The Employment and Labour Relations court has dismissed a case seeking to stop West Kenya Sugar Company, owned by sugar cartel Jaswant Rai from downscaling its workforce.
According to Jaswant Rai owned company, the downscaling was attributed to low business returns due to the Covid-19 pandemic.
Justice Nduma Nderi said some of the issues raised in the case by the Kenya Union of Sugarcane Plantation and Allied Workers (KUSPAW) are the subject of other court cases.
Justice Nduma also ruled that most of the other issues raised have already happened.
In its court papers, the union said that in July, 2020 the sugar miller issued a memo directing workers to sign new contracts on July 2, 2020.
On the said date, it noted that employees found gates manned by police officers and employees were divided into groups with instructions to sign new contracts which they signed but got no copies.
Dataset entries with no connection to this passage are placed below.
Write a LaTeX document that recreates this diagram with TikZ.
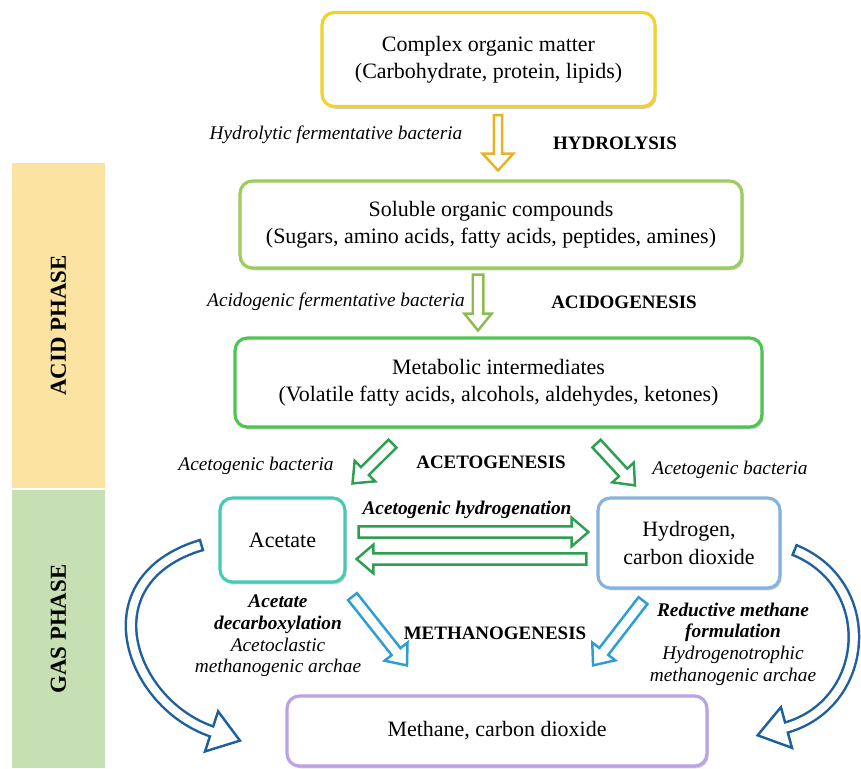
\documentclass[tikz,border=0pt]{standalone}
\usepackage{fontspec}
\setmainfont{Liberation Serif}
\usetikzlibrary{calc, shadows, decorations.markings}

\definecolor{acidfill}{HTML}{FBE3A1}
\definecolor{gasfill}{HTML}{C6E0B4}
\definecolor{boxyellow}{HTML}{F0D22A}
\definecolor{boxlime}{HTML}{9CCB5E}
\definecolor{boxgreen}{HTML}{4EC452}
\definecolor{boxteal}{HTML}{45CBB5}
\definecolor{boxblue}{HTML}{86B2DE}
\definecolor{boxviolet}{HTML}{B9A2E6}
\definecolor{arrgold}{HTML}{E8B226}
\definecolor{arrolive}{HTML}{8DBB4F}
\definecolor{arrgreen}{HTML}{2E9E50}
\definecolor{arrsky}{HTML}{2B9ED2}
\definecolor{arrnavy}{HTML}{1E5F9E}

\tikzset{
    phasebar/.style={rotate=90, minimum height=1.86cm, inner sep=0pt,
        font=\fontsize{13}{15}\selectfont\bfseries},
    stage/.style={draw=#1, line width=1.8pt, rounded corners=7pt, fill=white, align=center,
        font=\fontsize{12.5}{15.5}\selectfont,
        drop shadow={shadow xshift=0.9pt, shadow yshift=-1.3pt, opacity=0.4}},
    bac/.style={font=\fontsize{11}{12.3}\selectfont\itshape, align=center},
    stagename/.style={font=\fontsize{10.8}{13}\selectfont\bfseries},
    arshaft/.store in=\arshaft, arhead/.store in=\arhead, arlen/.store in=\arlen,
    arshaft=3.2pt, arhead=8.3pt, arlen=10pt,
    blockarrow/.style={draw=#1, fill=white, line width=1.4pt, line join=miter,
        to path={let \p1=(\tikztostart), \p2=(\tikztotarget),
            \n1={atan2(\y2-\y1,\x2-\x1)}, \n2={veclen(\x2-\x1,\y2-\y1)} in
            {[shift={(\p1)}, rotate=\n1]
            (0,-\arshaft) -- ({\n2*1pt-\arlen},-\arshaft) -- ({\n2*1pt-\arlen},-\arhead)
            -- ({\n2*1pt},0) -- ({\n2*1pt-\arlen},\arhead) -- ({\n2*1pt-\arlen},\arshaft)
            -- (0,\arshaft) -- cycle}}},
    bendarrow/.style={draw=#1, double=white, double distance=4.5pt, line width=1.4pt,
        postaction={decorate, decoration={markings,
            mark=at position 0 with {\draw[#1, line width=1.4pt] (0,-3.65pt) -- (0,3.65pt);},
            mark=at position 0.999 with {\draw[#1, line width=1.4pt, fill=white, line join=miter]
                (-1pt,-12pt) -- (16pt,0) -- (-1pt,12pt) -- cycle;
                \fill[white] (-2pt,-2.25pt) rectangle (0.5pt,2.25pt);}}}}
}

\begin{document}
\begin{tikzpicture}[x=0.02cm, y=-0.02cm]
    \useasboundingbox (0,0) rectangle (861,768);

    % phases
    \node[phasebar, fill=acidfill, minimum width=6.5cm] (acid) at (58.5,325.5) {ACID PHASE};
    \node[phasebar, fill=gasfill, minimum width=5.56cm] (gas) at (58.5,629) {GAS PHASE};

    % stages
    \node[stage=boxyellow, minimum width=6.66cm, minimum height=1.88cm] (organic) at (488.5,59.5)
        {Complex organic matter\\(Carbohydrate, protein, lipids)};
    \node[stage=boxlime, minimum width=10.04cm, minimum height=1.74cm] (soluble) at (491,224.5)
        {Soluble organic compounds\\(Sugars, amino acids, fatty acids, peptides, amines)};
    \node[stage=boxgreen, minimum width=10.54cm, minimum height=1.78cm] (metabolic) at (498.5,382.5)
        {Metabolic intermediates\\(Volatile fatty acids, alcohols, aldehydes, ketones)};
    \node[stage=boxteal, minimum width=2.5cm, minimum height=1.68cm] (acetate) at (282.5,540) {Acetate};
    \node[stage=boxblue, minimum width=3.64cm, minimum height=1.8cm] (hydrogen) at (689,543)
        {Hydrogen,\\carbon dioxide};
    \node[stage=boxviolet, minimum width=8.4cm, minimum height=1.4cm] (methane) at (497,731)
        {Methane, carbon dioxide};

    % labels
    \node[bac] (hydbac) at (336,135) {Hydrolytic fermentative bacteria};
    \node[stagename] (hydro) at (615,143) {HYDROLYSIS};
    \node[bac] (acidbac) at (336,302) {Acidogenic fermentative bacteria};
    \node[stagename] (acido) at (624,302) {ACIDOGENESIS};
    \node[stagename] (aceto) at (491,462) {ACETOGENESIS};
    \node[bac] (acetbacl) at (256,466) {Acetogenic bacteria};
    \node[bac] (acetbacr) at (730,470) {Acetogenic bacteria};
    \node[bac] (hydrog) at (467,510) {\textbf{Acetogenic hydrogenation}};
    \node[stagename] (methano) at (495,633) {METHANOGENESIS};
    \node[bac] (decarb) at (278,636)
        {\textbf{Acetate}\\\textbf{decarboxylation}\\Acetoclastic\\methanogenic archae};
    \node[bac] (reduct) at (733,644)
        {\textbf{Reductive methane}\\\textbf{formulation}\\Hydrogenotrophic\\methanogenic archae};

    % straight arrows
    \draw[blockarrow=arrgold, arshaft=2.3pt, arhead=8.8pt, arlen=9.6pt]
        ($(organic.south)+(9.5,7)$) to ($(soluble.north)+(7,-9)$);
    \draw[blockarrow=arrolive, arshaft=3pt, arhead=7.8pt, arlen=9.6pt]
        ($(soluble.south)+(-13,5)$) to ($(metabolic.north)+(-20.5,-6)$);
    \draw[blockarrow=arrgreen] ($(metabolic.south)+(-106,15)$) to ($(acetate.north)+(70,-13)$);
    \draw[blockarrow=arrgreen] ($(metabolic.south)+(98,15)$) to ($(hydrogen.north)+(-54,-11)$);
    \draw[blockarrow=arrgreen, arshaft=3.2pt, arhead=8.2pt, arlen=9.6pt]
        ($(acetate.east)+(12,-8)$) to ($(hydrogen.west)+(-8,-11)$);
    \draw[blockarrow=arrgreen, arshaft=3.2pt, arhead=8.2pt, arlen=9.6pt]
        ($(hydrogen.west)+(-10,16)$) to ($(acetate.east)+(10,19)$);
    \draw[blockarrow=arrsky] ($(acetate.south)+(70,13)$) to ($(methane.north)+(-90,-29)$);
    \draw[blockarrow=arrsky] ($(hydrogen.south)+(-46,11)$) to ($(methane.north)+(96,-29)$);

    % curved arrows
    \draw[bendarrow=arrnavy] ($(acetate.west)+(-17,5)$) .. controls (85,580) and (130,705) .. ($(methane.west)+(-72,1)$);
    \draw[bendarrow=arrnavy] ($(hydrogen.east)+(13,7)$) .. controls (880,585) and (870,705) .. ($(methane.east)+(76,-3)$);
\end{tikzpicture}
\end{document}
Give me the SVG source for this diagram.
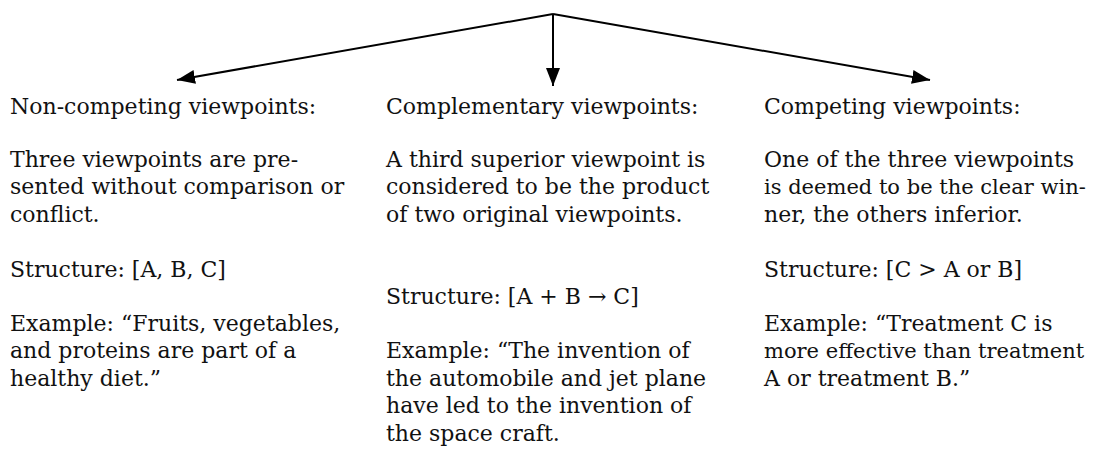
<svg xmlns="http://www.w3.org/2000/svg" width="1098" height="474" viewBox="0 0 1098 474">
<style>
text { font-family: "DejaVu Serif", "Liberation Serif", serif; font-size: 22px; fill: #111; }
.tight { font-size: 21px; }
.conn { stroke: #000; stroke-width: 2; fill: none; }
</style>
<defs>
<marker id="ah" viewBox="0 0 10 10" refX="10" refY="5" markerWidth="18" markerHeight="14" markerUnits="userSpaceOnUse" orient="auto" preserveAspectRatio="none">
<path d="M0,0 L10,5 L0,10 Z" fill="#000"/>
</marker>
</defs>
<rect width="1098" height="474" fill="#fff"/>
<g id="connectors">
<line class="conn" x1="553" y1="14" x2="177" y2="80" marker-end="url(#ah)"/>
<line class="conn" x1="553" y1="14" x2="553" y2="86" marker-end="url(#ah)"/>
<line class="conn" x1="553" y1="14" x2="930" y2="80" marker-end="url(#ah)"/>
</g>
<g id="non-competing">
<text x="10" y="114">Non-competing viewpoints:</text>
<text x="10" y="167">Three viewpoints are pre-</text>
<text x="10" y="194">sented without comparison or</text>
<text x="10" y="222">conflict.</text>
<text x="10" y="277">Structure: [A, B, C]</text>
<text x="10" y="331">Example: “Fruits, vegetables,</text>
<text x="10" y="358">and proteins are part of a</text>
<text x="10" y="386">healthy diet.”</text>
</g>
<g id="complementary">
<text x="386" y="114">Complementary viewpoints:</text>
<text x="386" y="167">A third superior viewpoint is</text>
<text x="386" y="194">considered to be the product</text>
<text x="386" y="222">of two original viewpoints.</text>
<text x="386" y="304">Structure: [A + B → C]</text>
<text x="386" y="358">Example: “The invention of</text>
<text x="386" y="386">the automobile and jet plane</text>
<text x="386" y="413">have led to the invention of</text>
<text x="386" y="441">the space craft.</text>
</g>
<g id="competing">
<text x="764" y="114">Competing viewpoints:</text>
<text x="764" y="167">One of the three viewpoints</text>
<text class="tight" x="764" y="194">is deemed to be the clear win-</text>
<text x="764" y="222">ner, the others inferior.</text>
<text x="764" y="277">Structure: [C &gt; A or B]</text>
<text x="764" y="331">Example: “Treatment C is</text>
<text class="tight" x="764" y="358">more effective than treatment</text>
<text x="764" y="386">A or treatment B.”</text>
</g>
</svg>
The union said the company also issued letters of termination dated June 29, 2020 to all truck drivers, who were working on both permanent and contract terms, without following due process.
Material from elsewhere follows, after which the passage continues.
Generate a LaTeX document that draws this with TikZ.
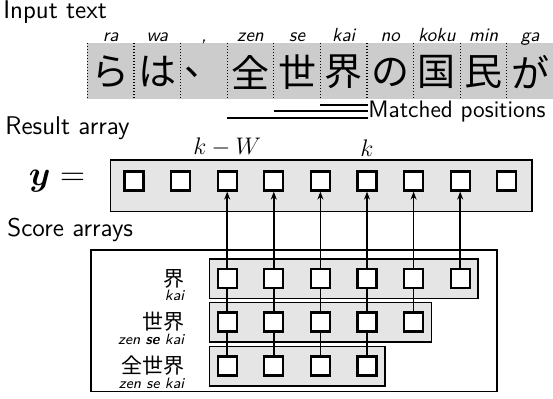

It argued that the conduct violated the MoU signed by the tripartite parties and government directive that workers should not lose employment during CovidD-19 period. It described the development as an unfair Labour practice against contracted workers.
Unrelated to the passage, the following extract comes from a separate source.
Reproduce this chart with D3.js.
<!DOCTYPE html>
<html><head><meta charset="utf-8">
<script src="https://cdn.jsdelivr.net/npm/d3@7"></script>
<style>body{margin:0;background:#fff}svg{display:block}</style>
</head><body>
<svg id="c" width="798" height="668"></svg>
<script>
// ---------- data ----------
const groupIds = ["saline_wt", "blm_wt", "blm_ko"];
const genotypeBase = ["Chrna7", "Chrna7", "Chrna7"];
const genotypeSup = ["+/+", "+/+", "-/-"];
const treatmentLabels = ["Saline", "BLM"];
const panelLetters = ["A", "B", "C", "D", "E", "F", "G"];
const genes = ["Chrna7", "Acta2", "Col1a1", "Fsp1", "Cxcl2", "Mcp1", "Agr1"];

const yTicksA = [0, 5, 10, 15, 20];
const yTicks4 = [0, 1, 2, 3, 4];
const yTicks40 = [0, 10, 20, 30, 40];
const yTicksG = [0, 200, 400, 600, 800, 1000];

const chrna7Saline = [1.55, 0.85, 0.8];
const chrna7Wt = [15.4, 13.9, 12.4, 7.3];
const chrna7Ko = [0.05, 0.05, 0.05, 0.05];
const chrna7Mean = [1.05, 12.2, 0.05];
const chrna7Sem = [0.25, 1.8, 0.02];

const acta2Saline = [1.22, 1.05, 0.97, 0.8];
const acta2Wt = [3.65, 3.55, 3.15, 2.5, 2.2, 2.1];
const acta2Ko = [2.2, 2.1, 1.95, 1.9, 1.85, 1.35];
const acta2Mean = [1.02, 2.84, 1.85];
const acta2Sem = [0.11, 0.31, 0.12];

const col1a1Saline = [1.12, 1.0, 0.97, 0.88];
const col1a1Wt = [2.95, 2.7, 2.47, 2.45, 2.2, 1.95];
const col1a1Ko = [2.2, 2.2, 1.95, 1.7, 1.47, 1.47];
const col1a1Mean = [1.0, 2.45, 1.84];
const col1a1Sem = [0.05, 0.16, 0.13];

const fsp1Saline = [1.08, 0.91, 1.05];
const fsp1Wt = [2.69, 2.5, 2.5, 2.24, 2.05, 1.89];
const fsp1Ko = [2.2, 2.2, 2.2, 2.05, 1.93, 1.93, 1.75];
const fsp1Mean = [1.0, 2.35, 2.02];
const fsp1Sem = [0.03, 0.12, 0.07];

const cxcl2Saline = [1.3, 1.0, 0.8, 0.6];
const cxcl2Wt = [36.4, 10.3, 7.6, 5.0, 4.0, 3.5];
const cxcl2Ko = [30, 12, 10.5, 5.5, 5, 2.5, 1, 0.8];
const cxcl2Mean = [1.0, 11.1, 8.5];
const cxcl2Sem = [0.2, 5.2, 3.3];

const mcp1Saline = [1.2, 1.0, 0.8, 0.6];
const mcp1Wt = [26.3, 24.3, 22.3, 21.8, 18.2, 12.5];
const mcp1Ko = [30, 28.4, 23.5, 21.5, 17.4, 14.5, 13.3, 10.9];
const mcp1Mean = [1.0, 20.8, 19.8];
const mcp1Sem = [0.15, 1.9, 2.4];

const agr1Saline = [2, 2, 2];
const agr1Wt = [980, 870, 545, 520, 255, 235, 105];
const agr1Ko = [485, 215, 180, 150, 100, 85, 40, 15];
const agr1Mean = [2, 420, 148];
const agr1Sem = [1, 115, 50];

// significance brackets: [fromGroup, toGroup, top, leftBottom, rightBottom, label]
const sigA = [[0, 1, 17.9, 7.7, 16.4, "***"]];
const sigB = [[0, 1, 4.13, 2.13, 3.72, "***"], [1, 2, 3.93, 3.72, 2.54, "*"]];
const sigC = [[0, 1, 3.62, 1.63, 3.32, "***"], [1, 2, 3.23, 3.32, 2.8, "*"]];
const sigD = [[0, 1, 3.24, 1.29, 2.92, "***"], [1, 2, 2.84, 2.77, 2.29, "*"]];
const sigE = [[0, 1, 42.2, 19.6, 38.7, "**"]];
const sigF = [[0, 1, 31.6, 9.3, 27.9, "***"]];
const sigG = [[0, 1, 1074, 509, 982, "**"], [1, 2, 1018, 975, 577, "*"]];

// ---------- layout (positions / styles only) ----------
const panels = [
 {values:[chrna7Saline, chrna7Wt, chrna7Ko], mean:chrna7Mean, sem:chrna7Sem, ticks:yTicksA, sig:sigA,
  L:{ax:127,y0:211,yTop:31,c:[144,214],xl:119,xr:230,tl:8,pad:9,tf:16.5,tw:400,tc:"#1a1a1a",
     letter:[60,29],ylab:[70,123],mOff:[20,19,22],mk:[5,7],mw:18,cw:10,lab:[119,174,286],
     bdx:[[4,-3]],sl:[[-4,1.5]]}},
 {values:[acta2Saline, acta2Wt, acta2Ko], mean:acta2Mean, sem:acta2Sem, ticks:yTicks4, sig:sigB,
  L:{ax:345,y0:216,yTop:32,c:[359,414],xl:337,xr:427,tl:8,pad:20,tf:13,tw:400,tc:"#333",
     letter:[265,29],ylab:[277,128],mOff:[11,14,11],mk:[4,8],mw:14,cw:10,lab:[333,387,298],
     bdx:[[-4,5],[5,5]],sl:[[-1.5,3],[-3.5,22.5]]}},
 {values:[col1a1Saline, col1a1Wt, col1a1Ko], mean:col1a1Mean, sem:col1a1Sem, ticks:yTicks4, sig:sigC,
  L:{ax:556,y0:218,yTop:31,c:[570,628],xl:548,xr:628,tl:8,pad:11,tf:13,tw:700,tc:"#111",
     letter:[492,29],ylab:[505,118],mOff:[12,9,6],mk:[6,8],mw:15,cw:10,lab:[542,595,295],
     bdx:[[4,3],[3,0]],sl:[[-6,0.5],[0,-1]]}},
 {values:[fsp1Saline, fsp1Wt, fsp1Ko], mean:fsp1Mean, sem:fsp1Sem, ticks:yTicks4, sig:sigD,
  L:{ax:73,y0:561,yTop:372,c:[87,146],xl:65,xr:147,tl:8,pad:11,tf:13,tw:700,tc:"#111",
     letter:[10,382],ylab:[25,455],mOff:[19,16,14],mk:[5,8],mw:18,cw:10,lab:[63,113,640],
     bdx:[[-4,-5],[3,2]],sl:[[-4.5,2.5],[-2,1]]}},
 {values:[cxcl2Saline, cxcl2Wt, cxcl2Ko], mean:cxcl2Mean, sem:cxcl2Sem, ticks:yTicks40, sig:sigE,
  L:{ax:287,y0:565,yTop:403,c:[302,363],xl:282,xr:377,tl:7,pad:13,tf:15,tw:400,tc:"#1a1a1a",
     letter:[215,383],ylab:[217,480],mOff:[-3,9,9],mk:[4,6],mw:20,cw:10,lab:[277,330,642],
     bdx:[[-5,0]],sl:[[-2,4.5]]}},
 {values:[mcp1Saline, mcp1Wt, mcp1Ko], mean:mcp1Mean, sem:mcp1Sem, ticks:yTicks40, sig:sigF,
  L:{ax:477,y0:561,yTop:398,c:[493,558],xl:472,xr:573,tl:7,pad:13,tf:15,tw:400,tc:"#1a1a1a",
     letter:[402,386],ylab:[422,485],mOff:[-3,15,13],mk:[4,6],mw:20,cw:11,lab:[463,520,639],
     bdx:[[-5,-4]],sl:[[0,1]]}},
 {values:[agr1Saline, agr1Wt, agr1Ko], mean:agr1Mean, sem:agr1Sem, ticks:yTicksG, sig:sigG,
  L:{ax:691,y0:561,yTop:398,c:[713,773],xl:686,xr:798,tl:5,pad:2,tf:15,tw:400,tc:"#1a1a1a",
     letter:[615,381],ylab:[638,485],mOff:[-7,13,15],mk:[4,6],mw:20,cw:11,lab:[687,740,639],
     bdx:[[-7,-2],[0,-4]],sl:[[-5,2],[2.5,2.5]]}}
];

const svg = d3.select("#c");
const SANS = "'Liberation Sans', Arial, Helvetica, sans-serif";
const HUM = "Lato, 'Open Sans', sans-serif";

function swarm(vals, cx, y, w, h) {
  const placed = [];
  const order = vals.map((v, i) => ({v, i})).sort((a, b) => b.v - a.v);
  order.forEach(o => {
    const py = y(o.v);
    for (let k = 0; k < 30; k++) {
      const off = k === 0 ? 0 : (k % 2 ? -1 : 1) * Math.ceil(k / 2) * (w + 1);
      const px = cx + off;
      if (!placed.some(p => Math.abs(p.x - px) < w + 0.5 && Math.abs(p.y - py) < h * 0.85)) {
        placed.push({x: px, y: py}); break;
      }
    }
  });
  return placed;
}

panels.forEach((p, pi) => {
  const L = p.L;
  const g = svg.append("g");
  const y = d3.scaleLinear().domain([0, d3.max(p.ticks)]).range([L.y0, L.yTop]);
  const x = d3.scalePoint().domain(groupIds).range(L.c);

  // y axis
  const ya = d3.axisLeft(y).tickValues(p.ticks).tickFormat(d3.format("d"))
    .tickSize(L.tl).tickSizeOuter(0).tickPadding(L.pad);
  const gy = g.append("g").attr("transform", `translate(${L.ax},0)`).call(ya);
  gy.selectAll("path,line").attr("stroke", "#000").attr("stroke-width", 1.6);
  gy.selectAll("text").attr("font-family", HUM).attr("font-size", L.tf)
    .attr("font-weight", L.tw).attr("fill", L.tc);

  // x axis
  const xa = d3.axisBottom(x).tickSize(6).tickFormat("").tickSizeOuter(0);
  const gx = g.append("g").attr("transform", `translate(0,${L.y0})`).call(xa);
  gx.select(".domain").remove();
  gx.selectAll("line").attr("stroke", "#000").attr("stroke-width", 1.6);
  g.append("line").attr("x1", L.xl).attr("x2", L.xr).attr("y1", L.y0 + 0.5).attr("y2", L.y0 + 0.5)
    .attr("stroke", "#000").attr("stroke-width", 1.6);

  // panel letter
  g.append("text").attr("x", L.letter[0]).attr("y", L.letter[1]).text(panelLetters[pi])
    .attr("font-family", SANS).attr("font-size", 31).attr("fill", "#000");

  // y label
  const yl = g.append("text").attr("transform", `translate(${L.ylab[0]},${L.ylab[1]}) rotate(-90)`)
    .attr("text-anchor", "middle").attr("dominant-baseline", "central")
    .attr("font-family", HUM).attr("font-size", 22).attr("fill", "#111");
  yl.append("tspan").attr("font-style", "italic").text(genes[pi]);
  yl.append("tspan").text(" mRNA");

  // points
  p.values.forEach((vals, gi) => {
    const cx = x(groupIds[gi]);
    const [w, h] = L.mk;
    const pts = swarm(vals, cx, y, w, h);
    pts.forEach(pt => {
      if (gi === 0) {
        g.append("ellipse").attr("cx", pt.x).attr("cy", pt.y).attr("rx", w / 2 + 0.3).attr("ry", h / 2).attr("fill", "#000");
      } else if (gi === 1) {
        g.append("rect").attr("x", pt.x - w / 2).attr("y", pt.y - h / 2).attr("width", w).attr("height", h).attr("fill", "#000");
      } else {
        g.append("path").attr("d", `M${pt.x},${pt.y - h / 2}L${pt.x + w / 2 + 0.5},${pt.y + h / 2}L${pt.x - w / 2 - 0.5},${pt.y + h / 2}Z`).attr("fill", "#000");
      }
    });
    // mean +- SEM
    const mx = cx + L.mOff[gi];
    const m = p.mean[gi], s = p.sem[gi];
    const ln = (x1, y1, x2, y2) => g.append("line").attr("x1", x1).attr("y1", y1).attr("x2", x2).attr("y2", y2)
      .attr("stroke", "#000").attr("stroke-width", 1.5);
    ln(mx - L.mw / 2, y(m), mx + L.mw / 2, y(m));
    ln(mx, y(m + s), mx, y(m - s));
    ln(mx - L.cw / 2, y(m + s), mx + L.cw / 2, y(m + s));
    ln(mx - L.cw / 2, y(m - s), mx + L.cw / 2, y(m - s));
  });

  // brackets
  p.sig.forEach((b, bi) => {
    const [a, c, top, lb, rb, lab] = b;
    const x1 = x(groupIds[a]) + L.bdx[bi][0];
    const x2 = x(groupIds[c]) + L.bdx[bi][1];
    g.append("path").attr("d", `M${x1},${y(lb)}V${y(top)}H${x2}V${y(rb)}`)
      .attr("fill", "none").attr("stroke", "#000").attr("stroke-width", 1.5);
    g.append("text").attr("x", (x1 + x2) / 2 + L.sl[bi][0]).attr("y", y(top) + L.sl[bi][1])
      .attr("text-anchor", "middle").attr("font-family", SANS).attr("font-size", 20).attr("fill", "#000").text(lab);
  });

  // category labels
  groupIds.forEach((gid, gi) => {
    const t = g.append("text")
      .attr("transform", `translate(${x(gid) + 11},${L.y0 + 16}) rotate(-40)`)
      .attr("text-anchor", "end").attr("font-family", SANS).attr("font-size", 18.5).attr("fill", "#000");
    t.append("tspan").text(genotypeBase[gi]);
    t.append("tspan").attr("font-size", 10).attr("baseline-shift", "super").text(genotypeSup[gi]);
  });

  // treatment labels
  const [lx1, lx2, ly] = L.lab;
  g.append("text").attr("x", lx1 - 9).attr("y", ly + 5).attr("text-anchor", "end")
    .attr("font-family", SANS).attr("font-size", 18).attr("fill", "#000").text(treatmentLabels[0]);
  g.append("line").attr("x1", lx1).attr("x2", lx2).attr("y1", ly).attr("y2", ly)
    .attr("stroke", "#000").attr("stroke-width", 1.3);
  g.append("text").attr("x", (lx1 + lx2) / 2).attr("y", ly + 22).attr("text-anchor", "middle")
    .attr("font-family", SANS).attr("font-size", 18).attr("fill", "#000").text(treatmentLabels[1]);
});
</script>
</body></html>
However, the company through its human resource manager Martin Chisaka told court that it employed over 4,000 employees and more than 2,500 employees are on fixed-term contracts whereas the rest are on permanent and pensionable terms.
Mr Chisaka said the pandemichas adversely affected the business.
Billionaire Jaswant Rai, through his three sugar millers: Olepito; West Kenya and Sukari Industries, now controls over a third of the sugar produced locally.